WORK TO COMPLETE →
Check each line of the records below and collect those holding "matplotlib".

SUPPLIED DATA →
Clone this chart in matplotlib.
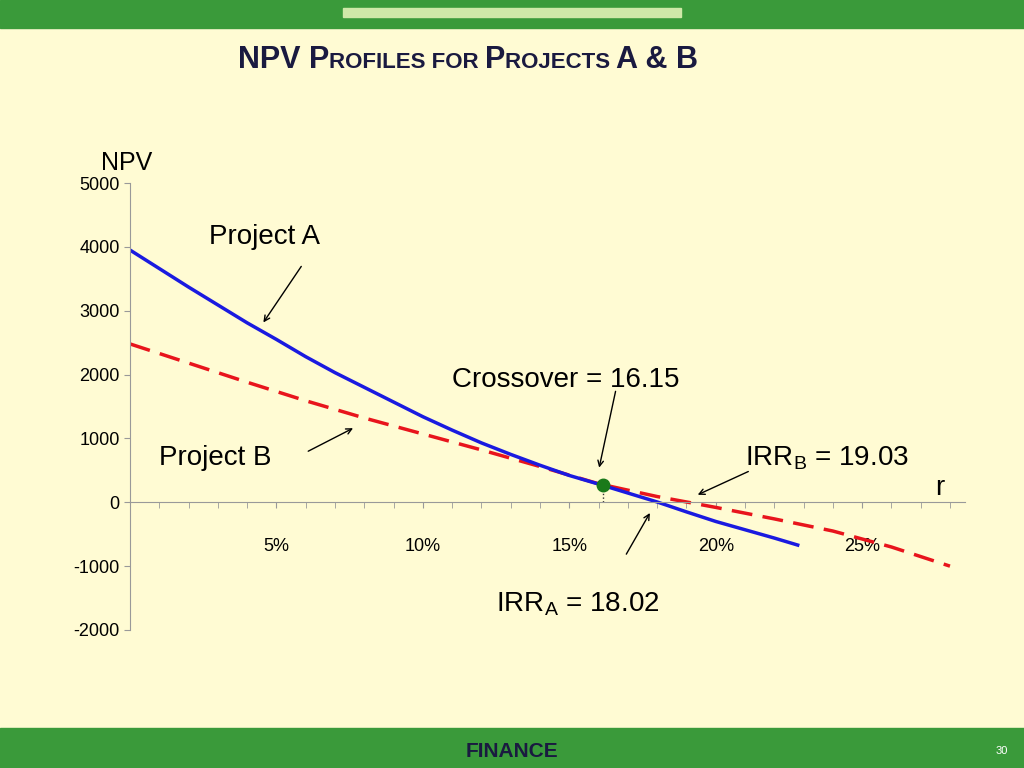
import matplotlib.pyplot as plt
from matplotlib.patches import Rectangle

plt.rcParams["font.family"] = "Liberation Sans"

rate_a = [0, 1, 2, 3, 4, 5, 6, 7, 8, 9, 10, 11, 12, 13, 14, 15, 16, 17, 18, 19, 20, 21, 22, 22.8]
npv_a = [3950, 3660, 3370, 3090, 2810, 2550, 2280, 2030, 1800, 1570, 1340, 1130, 930, 750,
         580, 420, 285, 145, 5, -150, -300, -430, -560, -670]
rate_b = [0, 2, 4, 6, 8, 10, 12, 14, 16, 18, 20, 22, 24, 26, 28]
npv_b = [2480, 2180, 1880, 1590, 1320, 1070, 820, 560, 290, 90, -80, -260, -450, -700, -1000]
crossover = (16.15, 266)
x_ticks = [5, 10, 15, 20, 25]
y_ticks = [-2000, -1000, 0, 1000, 2000, 3000, 4000, 5000]

fig = plt.figure(figsize=(10.24, 7.68), dpi=100)
fig.patch.set_facecolor("#fffbd3")
fig.patches.append(Rectangle((0, 0.963), 1, 0.037, transform=fig.transFigure, color="#3a9a3a"))
fig.patches.append(Rectangle((0, 0), 1, 0.052, transform=fig.transFigure, color="#3a9a3a"))
fig.patches.append(Rectangle((0.335, 0.978), 0.33, 0.012, transform=fig.transFigure, color="#cfe8a8"))

# small-caps title built from pieces
navy = "#1a1a40"
pieces = [("NPV P", 22), ("ROFILES FOR ", 16), ("P", 22), ("ROJECTS ", 16), ("A & B", 22)]
fig.canvas.draw()
x = 0.232
for txt, size in pieces:
    t = fig.text(x, 0.923, txt, fontsize=size, fontweight="bold", color=navy,
                 ha="left", va="baseline", family="DejaVu Sans Condensed" if False else "Liberation Sans")
    t.set_y(0.912)
    bb = t.get_window_extent(renderer=fig.canvas.get_renderer())
    x += bb.width / fig.bbox.width
fig.text(0.5, 0.022, "FINANCE", fontsize=15, fontweight="bold", color=navy, ha="center", va="center")
fig.text(0.978, 0.022, "30", fontsize=8, color="white", ha="center", va="center")

ax = fig.add_axes([0.127, 0.1797, 0.815, 0.582])
ax.set_facecolor("none")
ax.set_xlim(0, 28.5)
ax.set_ylim(-2000, 5000)
for s in ["top", "right"]:
    ax.spines[s].set_visible(False)
ax.spines["bottom"].set_position(("data", 0))
ax.spines["bottom"].set_color("#999999")
ax.spines["left"].set_color("#999999")
ax.set_xticks(range(1, 29), minor=True)
ax.set_xticks(x_ticks)
ax.set_xticklabels([f"{t}%" for t in x_ticks], fontsize=13)
ax.tick_params(axis="x", which="both", direction="out", length=4, color="#999999", pad=22)
ax.set_yticks(y_ticks)
ax.set_yticklabels(y_ticks, fontsize=13)
ax.tick_params(axis="y", length=4, color="#999999")

ax.plot(rate_b, npv_b, color="#e8141c", lw=2.5, ls=(0, (6, 3)))
ax.plot(rate_a, npv_a, color="#1a1ae0", lw=2.5)
ax.plot([crossover[0]] * 2, [0, crossover[1]], color="#333333", lw=1, ls=":")
ax.plot(*crossover, "o", color="#1a7a1a", ms=9, zorder=5)

ax.text(-1.0, 5200, "NPV", fontsize=18)
ax.text(27.5, 120, "r", fontsize=20)
arw = dict(arrowstyle="->", color="black", lw=1)
ax.text(2.7, 4050, "Project A", fontsize=20)
ax.annotate("", xy=(4.5, 2780), xytext=(5.9, 3730), arrowprops=arw)
ax.text(1, 580, "Project B", fontsize=20)
ax.annotate("", xy=(7.7, 1180), xytext=(6, 780), arrowprops=arw)
ax.text(11, 1800, "Crossover = 16.15", fontsize=20)
ax.annotate("", xy=(16.0, 500), xytext=(16.6, 1780), arrowprops=arw)
ax.text(21, 580, "IRR$_\\mathregular{B}$ = 19.03", fontsize=20)
ax.annotate("", xy=(19.3, 100), xytext=(21.2, 500), arrowprops=arw)
ax.text(12.5, -1700, "IRR$_\\mathregular{A}$ = 18.02", fontsize=20)
ax.annotate("", xy=(17.8, -130), xytext=(16.9, -850), arrowprops=arw)

fig.savefig("out.png", dpi=100, facecolor=fig.get_facecolor())
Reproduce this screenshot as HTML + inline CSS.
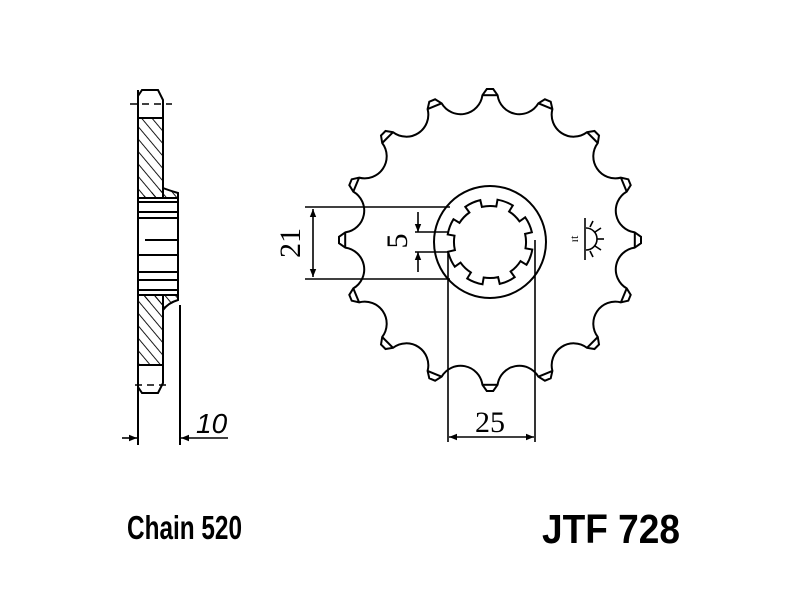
<!DOCTYPE html>
<html><head><meta charset="utf-8"><style>
html,body{margin:0;padding:0;background:#fff;width:800px;height:600px;overflow:hidden}
svg{display:block}
</style></head><body>
<svg id="s" width="800" height="600" viewBox="0 0 800 600" xmlns="http://www.w3.org/2000/svg">
<defs>
<pattern id="h" patternUnits="userSpaceOnUse" width="8" height="8" patternTransform="rotate(-40)">
<line x1="0" y1="0" x2="0" y2="8" stroke="#000" stroke-width="1.8"/>
</pattern>
<marker id="a" viewBox="0 0 10 10" refX="10" refY="5" markerWidth="8" markerHeight="8" orient="auto-start-reverse" markerUnits="userSpaceOnUse"><path d="M0,1 L10,5 L0,9 z" fill="#000"/></marker>
</defs>
<g fill="none" stroke="#000" stroke-width="2">
<path id="gear" d=""/>
<g id="tips"></g>
<circle cx="490" cy="242" r="56"/>
<path id="spl" d=""/>
</g>
<g stroke="#000" stroke-width="1.6" fill="none">
<line x1="305" y1="207" x2="450" y2="207"/>
<line x1="305" y1="279" x2="450" y2="279"/>
<line x1="313" y1="209" x2="313" y2="277" marker-start="url(#a)" marker-end="url(#a)"/>
<line x1="415" y1="232" x2="448" y2="232"/>
<line x1="415" y1="252" x2="448" y2="252"/>
<line x1="418" y1="212" x2="418" y2="232" marker-end="url(#a)"/>
<line x1="418" y1="272" x2="418" y2="252" marker-end="url(#a)"/>
<line x1="448" y1="252" x2="448" y2="442"/>
<line x1="535" y1="240" x2="535" y2="442"/>
<line x1="449" y1="437" x2="534" y2="437" marker-start="url(#a)" marker-end="url(#a)"/>
<line x1="585" y1="218" x2="585" y2="260"/>
<path d="M586,228 A10,10 0 0 1 586,250"/>
<line x1="595" y1="232" x2="601" y2="228"/><line x1="597" y1="239" x2="604" y2="239"/><line x1="595" y1="246" x2="601" y2="250"/><line x1="590" y1="227" x2="593" y2="221"/><line x1="590" y1="251" x2="593" y2="257"/>
</g>
<text x="578" y="239" font-family="Liberation Serif,serif" font-size="12" transform="rotate(-90 578 239)" text-anchor="middle">ɪt</text>
<g font-family="Liberation Serif,serif" font-size="30" fill="#000">
<text x="300" y="243" transform="rotate(-90 300 243)" text-anchor="middle">21</text>
<text x="407" y="241" transform="rotate(-90 407 241)" text-anchor="middle">5</text>
<text x="490" y="432" text-anchor="middle">25</text>
</g>
<g stroke="#000" stroke-width="2">
<path d="M142,90 L158,90 L163,100 L163,118 L138,118 L138,96 Z" fill="none"/>
<rect x="138" y="118" width="25" height="80" fill="url(#h)"/>
<path d="M163,188 Q168,190 178,193 L178,198 L138,198" fill="url(#h)"/>
<rect x="138" y="295" width="25" height="70" fill="url(#h)"/>
<path d="M138,295 L178,295 L178,300 Q168,303 163,310" fill="url(#h)"/>
<path d="M138,365 L163,365 L163,383 L158,393 L142,393 L138,387 Z" fill="none"/>
<line x1="138" y1="90" x2="138" y2="445"/>
<line x1="163" y1="118" x2="163" y2="190"/>
<line x1="178" y1="193" x2="178" y2="300"/>
<line x1="180" y1="305" x2="180" y2="445"/>
<line x1="138" y1="202" x2="178" y2="202"/><line x1="138" y1="212" x2="178" y2="212"/><line x1="138" y1="218" x2="178" y2="218"/>
<line x1="145" y1="240" x2="178" y2="240"/>
<line x1="138" y1="255" x2="178" y2="255"/><line x1="138" y1="272" x2="178" y2="272"/><line x1="138" y1="280" x2="178" y2="280"/><line x1="138" y1="290" x2="178" y2="290"/>
</g>
<g stroke="#000" stroke-width="1.5" stroke-dasharray="7,5">
<line x1="130" y1="104" x2="172" y2="104"/>
<line x1="135" y1="385" x2="170" y2="385"/>
</g>
<g stroke="#000" stroke-width="1.6">
<line x1="122" y1="438" x2="137" y2="438" marker-end="url(#a)"/>
<line x1="228" y1="438" x2="181" y2="438" marker-end="url(#a)"/>
</g>
<text x="196" y="433" font-family="Liberation Sans,sans-serif" font-style="italic" font-size="28">10</text>
<text x="127" y="539" font-family="Liberation Sans,sans-serif" font-weight="bold" font-size="33" textLength="115" lengthAdjust="spacingAndGlyphs">Chain 520</text>
<text x="542" y="543" font-family="Liberation Sans,sans-serif" font-weight="bold" font-size="41" textLength="138" lengthAdjust="spacingAndGlyphs">JTF 728</text>
</svg>
<script>
var cx=490,cy=240,N=16,d="",t="";
function P(r,deg){var a=deg*Math.PI/180;return [(cx+r*Math.sin(a)).toFixed(1),(cy-r*Math.cos(a)).toFixed(1)];}
for(var i=0;i<N;i++){
 var th=i*22.5;
 var p1=P(151,th-1.2),p2=P(151,th+1.2),p3=P(145,th+3),p4=P(145,th+19.5);
 d+=(i==0?"M":"L")+p1+" L"+p2+" L"+p3+" A22,22 0 0 0 "+p4+" ";
 var q1=P(145,th-3),q2=P(145,th+3);
 t+='<line x1="'+q1[0]+'" y1="'+q1[1]+'" x2="'+q2[0]+'" y2="'+q2[1]+'"/>';
}
d+="Z";
document.getElementById("gear").setAttribute("d",d);
document.getElementById("tips").innerHTML=t;
cy=242;var s="";
for(var i=0;i<8;i++){
 var b=i*45+10;
 var a1=P(43,b),a2=P(43,b+22),a3=P(36,b+22),a4=P(36,b+45);
 s+=(i==0?"M":"L")+a1+" A43,43 0 0 1 "+a2+" L"+a3+" A36,36 0 0 1 "+a4+" ";
}
s+="Z";
document.getElementById("spl").setAttribute("d",s);
</script>
</body></html>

TASK RESPONSE →
Clone this chart in matplotlib.
import matplotlib.pyplot as plt
from matplotlib.patches import Rectangle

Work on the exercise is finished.